One of my favorite professors from Rice University, Larry Temkin, now teaches at Rutgers. The Rutgers home page is featuring a salute to Larry (here) for the next two weeks. Although I hated to see Larry leave Rice, I was happy to see him courted by the best philosophy program in the country. (Oh, and Harvard courted him, too.)
What made Larry so good, in addition to his obvious desire to get his students excited about using their brains, was his ability to tease out--even from shy folks like me (and yes, I was shy!) a willingness to sink our teeth into difficult material. He didn't teach down to us, not even once. And like anyone else who's at the top of his game, his talent made us want to be better students. He was vibrant in class, engaging outside class, and downright inspiring. I can still see him bounding into class each day (and "bounding" is the correct word), ready to get the discussion started. Best of all, he put the lie to the fiction that really great teachers can't be great scholars as well. He was superb in both arenas, and he made everything look effortless, even though it wasn't effortless at all. Rutgers is very lucky to have him.

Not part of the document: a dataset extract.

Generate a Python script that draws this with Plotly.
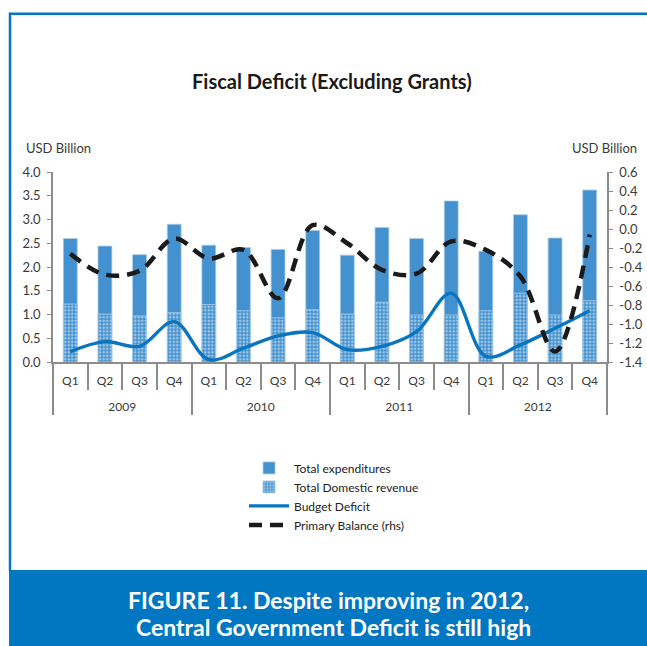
import plotly.graph_objects as go

years = ["2009"] * 4 + ["2010"] * 4 + ["2011"] * 4 + ["2012"] * 4
quarters = ["Q1", "Q2", "Q3", "Q4"] * 4

total_expenditures = [2.60, 2.44, 2.26, 2.90, 2.46, 2.41, 2.37, 2.77,
                      2.25, 2.83, 2.60, 3.39, 2.33, 3.10, 2.61, 3.62]
domestic_revenue = [1.22, 1.01, 0.97, 1.04, 1.21, 1.08, 0.93, 1.10,
                    1.01, 1.26, 0.99, 0.99, 1.08, 1.45, 0.99, 1.29]
budget_deficit = [0.22, 0.43, 0.33, 0.85, 0.05, 0.29, 0.55, 0.62,
                  0.26, 0.33, 0.64, 1.45, 0.12, 0.36, 0.71, 1.08]
primary_balance = [-0.26, -0.48, -0.44, -0.10, -0.31, -0.22, -0.73, 0.04,
                   -0.15, -0.43, -0.47, -0.13, -0.22, -0.50, -1.29, -0.06]

left_ticks = [0.0, 0.5, 1.0, 1.5, 2.0, 2.5, 3.0, 3.5, 4.0]
right_ticks = [0.6, 0.4, 0.2, 0.0, -0.2, -0.4, -0.6, -0.8, -1.0, -1.2, -1.4]

W, H = 647, 646
L, R, T, B = 53, 607, 171.7, 362.3
# outer (year) level gets a leading line break so it sits below the quarter ticks
x = [["<br>" + y for y in years], quarters]

FONT = "Lato"
GREY = "#3a3a3a"
BAR = "#4391CE"
LINE = "#0A74BE"
FRAME = "#0077C0"

fig = go.Figure()
fig.add_trace(go.Bar(x=x, y=total_expenditures, name="Total expenditures",
                     marker=dict(color=BAR, line=dict(color="#A8CBE8", width=0.8)),
                     width=0.4))
fig.add_trace(go.Bar(x=x, y=domestic_revenue, name="Total Domestic revenue",
                     marker=dict(color=BAR, line=dict(color="#A8CBE8", width=0.8),
                                 pattern=dict(shape=".", fgcolor="white", size=3.5, solidity=0.45)),
                     width=0.4))
fig.add_trace(go.Scatter(x=x, y=budget_deficit, name="Budget Deficit", mode="lines",
                         line=dict(color=LINE, width=3.4, shape="spline", smoothing=1.0)))
fig.add_trace(go.Scatter(x=x, y=primary_balance, name="Primary Balance (rhs)", mode="lines",
                         yaxis="y2",
                         line=dict(color="#1a1a1a", width=4.5, dash="13px,8px", shape="spline", smoothing=1.0)))


def px(sx):
    return (sx - L) / (R - L)


def py(sy):
    return (B - sy) / (B - T)


shapes = [
    dict(type="line", xref="paper", yref="paper", x0=px(10), x1=px(10),
         y0=py(12), y1=py(572), line=dict(color=FRAME, width=2.5)),
    dict(type="line", xref="paper", yref="paper", x0=px(9), x1=px(670),
         y0=py(13), y1=py(13), line=dict(color=FRAME, width=2.5)),
    dict(type="rect", xref="paper", yref="paper", x0=px(9), x1=px(670),
         y0=py(571), y1=py(670), fillcolor=FRAME, line=dict(width=0), layer="below"),
]

annotations = [
    dict(text="<b>Fiscal Deficit (Excluding Grants)</b>", xref="paper", yref="paper",
         x=px(332), y=py(80), xanchor="center", yanchor="middle", showarrow=False,
         font=dict(family=FONT, size=20, color="#1a1a1a")),
    dict(text="USD Billion", xref="paper", yref="paper", x=px(24), y=py(148),
         xanchor="left", yanchor="middle", showarrow=False,
         font=dict(family=FONT, size=13, color=GREY)),
    dict(text="USD Billion", xref="paper", yref="paper", x=px(639), y=py(148),
         xanchor="right", yanchor="middle", showarrow=False,
         font=dict(family=FONT, size=13, color=GREY)),
    dict(text="<b>FIGURE 11. Despite improving in 2012,</b>", xref="paper", yref="paper",
         x=px(328), y=py(601), xanchor="center", yanchor="middle", showarrow=False,
         font=dict(family=FONT, size=23, color="white")),
    dict(text="<b>Central Government Deficit is still high</b>", xref="paper", yref="paper",
         x=px(333), y=py(628), xanchor="center", yanchor="middle", showarrow=False,
         font=dict(family=FONT, size=23, color="white")),
]

fig.update_layout(
    width=W, height=H,
    margin=dict(l=L, r=W - R, t=T, b=H - B, autoexpand=False),
    paper_bgcolor="white", plot_bgcolor="white",
    barmode="overlay",
    showlegend=True,
    font=dict(family=FONT, size=12, color=GREY),
    xaxis=dict(type="multicategory", showline=True, linecolor="#8c8c8c", linewidth=1.5,
               ticks="outside", ticklen=26, tickcolor="#8c8c8c", tickwidth=1.5,
               ticklabelstandoff=7,
               showdividers=True, dividercolor="#8c8c8c", dividerwidth=1.5,
               tickfont=dict(family=FONT, size=12, color=GREY), showgrid=False),
    yaxis=dict(range=[0, 4], tickvals=left_ticks, ticktext=[f"{v:.1f}" for v in left_ticks],
               showline=True, linecolor="#8c8c8c", linewidth=1.5, ticks="outside", ticklen=4,
               tickcolor="#8c8c8c", showgrid=False, zeroline=False, ticklabelstandoff=4,
               tickfont=dict(family=FONT, size=13, color=GREY)),
    yaxis2=dict(range=[-1.4, 0.6], overlaying="y", side="right",
                tickvals=right_ticks, ticktext=[f"{v:.1f}" for v in right_ticks],
                showline=True, linecolor="#8c8c8c", linewidth=1.5, ticks="outside", ticklen=4,
                tickcolor="#8c8c8c", showgrid=False, zeroline=False, ticklabelstandoff=4,
                tickfont=dict(family=FONT, size=13, color=GREY)),
    legend=dict(x=px(244), y=py(454), xanchor="left", yanchor="top",
                bgcolor="rgba(0,0,0,0)", font=dict(family=FONT, size=12, color="#222"),
                traceorder="normal", itemwidth=40, tracegroupgap=0),
    shapes=shapes,
    annotations=annotations,
)

fig.write_html(
    "out.html",
    config={"displayModeBar": False},
    post_script="document.body.style.margin='0';document.body.style.overflow='hidden';",
)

And while I'm thanking Larry for his remarkable contribution to my education, I should thank some other Rice profs as well. (I owe Bob Weisberg, Tom Jackson, and Jack Friedenthal, among others, thanks for my education at Stanford Law School, too, but that's a post for another time.)
Larry, along with folks like Baruch Brody (here), Dennis Huston (here), David Lane (here), Hank Hudspeth (here), and Harold Hyman (here), kept Rice's promise to provide an excellent undergraduate education.
Baruch Brody did give me a scare during my first semester, though. I'm from a small town in deep East Texas, and although my parents were from "up north" (New York and Toronto), I had never heard a rich Brooklyn accent before. I spent the first month of Dr. Brody's lectures wondering what he was saying and hoping that I didn't flunk his course. After I was able to translate his accent into "Texan," I figured out that I was getting what he was saying, after all.
Dennis Huston taught me that good professors could cuss up a blue streak without shifting our focus away from the material at hand. I took every course that he taught, and I'm still a member of his unofficial fan club.
David Lane turned me into a statistics geek, to our mutual amazement. He even let me take some graduate-level courses in statistics while I was an undergrad. Through him, too, I got to design my honors thesis on the effect of time of day on teaching performance, which is my own personal explanation for why my students fall asleep in class when I teach in the 3-4:30 slot.
Hank Hudspeth, who was kind enough to hire me for my first summer law job, was demanding without being demeaning, and he modeled how a true gentleman behaves. When I worked for his firm in the summer of (gasp!) 1983, I saw his commitment to professionalism first-hand and began to model my own professional life after his. I wish I could find his book, A Baker's Dozen of Torts, somewhere, because I lost my copy and I sure loved that book.
Harold Hyman scared me to death at Rice. He had an imposing presence and a booming voice, and his face reminded me of a real-life Sam the Eagle. He's also the first person I told about my getting into Stanford, and I remember him coming out from behind his desk to congratulate me. When Jeff & I came back to Houston in 2000, Harold and Ferne became our fast friends.
All of these folks contributed to my love of learning (which actually started with my mom and dad--there were more books in our house, and more time spent reading them, than I ever noticed in any of my friends' homes). I owe them big.